Maria Paola Cabasino, “Identification of place/transition nets”

In this talk we examine the problem of identifying a Petri net system, given a finite language that it generates. Firstly we consider the problem of identifying a free labeled Petri net system, namely all transition labels are distinct. The set of transitions and the number of places is assumed to be known, while the net structure and the initial marking are computed solving an integer programming problem. Then we show how this approach can be extended in several ways introducing additional information about the model (structural constraints, conservative components, stationary sequences) or about its initial marking. Furthermore, we show how the approach can also be generalized to the case of labeled Petri nets, where two or more transitions may share the same label. In particular, in this case we impose that the resulting net system is deterministic. In both cases the identification problem can still be solved via an integer programming problem. Finally, we show how given an automaton that represents the coverability graph of a net we are able to solve the problem of determining a net system whose coverability graph is isomorph to the automaton. Our approach requires solving an integer programming problem whose set of unknowns contains the elements of the pre and post incidence matrices and the initial marking of the net.

Christoforos Hadjicostis, “Coding approaches to reliable descrete event systems design”

Fault tolerance has been a long standing necessity in system design and operation. In systems with memory (i.e., state), however, modular redundancy and other traditional approaches to fault tolerance are undesirable not only because they are expensive but also because they rely heavily on the assumption that the error-correcting (e.g. voting) mechanism is fault-free. This talk presents a general framework that systematically addresses these issues in fault-tolerant discrete-event dynamic systems. By replacing the original system with a coded, redundant implementation that retains the original functionality and state, we are able to exploit violations on the state encoding of this redundant implementation and develop error detection, correction and/or reconfiguration techniques. Unlike traditional methodologies that rely on concurrent checking at the end of each event epoch, our approach allows the construction of redundant systems in which detection and identification of errors is based on non-concurrent checks. Thus, the checker of the resulting design can operate at a slower speed than the rest of the system, which relaxes the stringent requirements on its reliability. We demonstrate this approach in the context of linear dynamic systems and finite automata.
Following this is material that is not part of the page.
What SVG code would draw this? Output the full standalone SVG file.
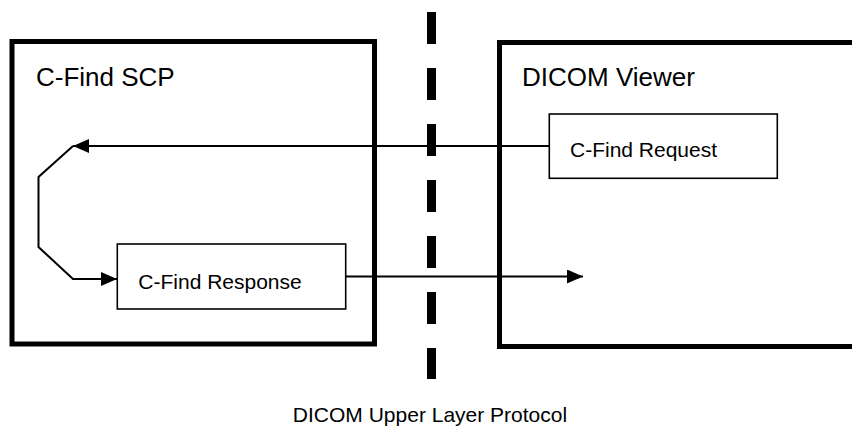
<svg xmlns="http://www.w3.org/2000/svg" width="852" height="427" viewBox="0 0 852 427">
<style>
.big{fill:none;stroke:#000;stroke-width:5}
.box{fill:#fff;stroke:#000;stroke-width:1.6}
.ln{fill:none;stroke:#000;stroke-width:2}
.t1{font-family:"Liberation Sans",Arial,sans-serif;font-size:26px;fill:#000}
.t2{font-family:"Liberation Sans",Arial,sans-serif;font-size:21px;fill:#000}
</style>
<defs>
<marker id="ah" markerWidth="16" markerHeight="14" refX="16" refY="7" orient="auto" markerUnits="userSpaceOnUse">
<path d="M0,0 L16,7 L0,14 Z" fill="#000"/>
</marker>
</defs>
<rect width="852" height="427" fill="#fff"/>
<g id="scp">
<rect class="big" x="12" y="41.5" width="362.5" height="302.5"/>
<text class="t1" x="36" y="86">C-Find SCP</text>
</g>
<g id="viewer">
<rect class="big" x="499.5" y="42.5" width="370" height="304"/>
<text class="t1" x="522" y="86">DICOM Viewer</text>
</g>
<g id="boundary">
<line x1="431.5" y1="12" x2="431.5" y2="379" stroke="#000" stroke-width="9" stroke-dasharray="32 24"/>
<text class="t2" x="430" y="422" text-anchor="middle">DICOM Upper Layer Protocol</text>
</g>
<g id="connectors">
<line class="ln" x1="549" y1="146" x2="73" y2="146" marker-end="url(#ah)"/>
<polyline class="ln" points="73,146 38.5,177 38.5,247 73,279 117,279" marker-end="url(#ah)"/>
<line class="ln" x1="346" y1="276.5" x2="583" y2="276.5" marker-end="url(#ah)"/>
</g>
<g id="request">
<rect class="box" x="549.3" y="114" width="228" height="64.3"/>
<text class="t2" x="570" y="157.3">C-Find Request</text>
</g>
<g id="response">
<rect class="box" x="117.3" y="244" width="228.4" height="65"/>
<text class="t2" x="138.3" y="289">C-Find Response</text>
</g>
</svg>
Cristian Mahulea, “On control of continuous Petri nets”

Continuous Petri nets (contPN) were introduced as an approximation to deal with the state explosion problem which can appear in discrete event models. When time is introduced, the flow through a fluidified transition can be defined in many ways, the most used in literature are constant and variable speed, which can be seen as some kind of finite and infinite server interpretations of the transitions behaviour. The first point of the talk is to introduce these two semantics, explain some important properties and show that piecewise behaviours are obtained for both semantics. Then, it is proved that for a broad class of nets, timed PN under infinite server semantics is a more accurate approximation of the discrete nets.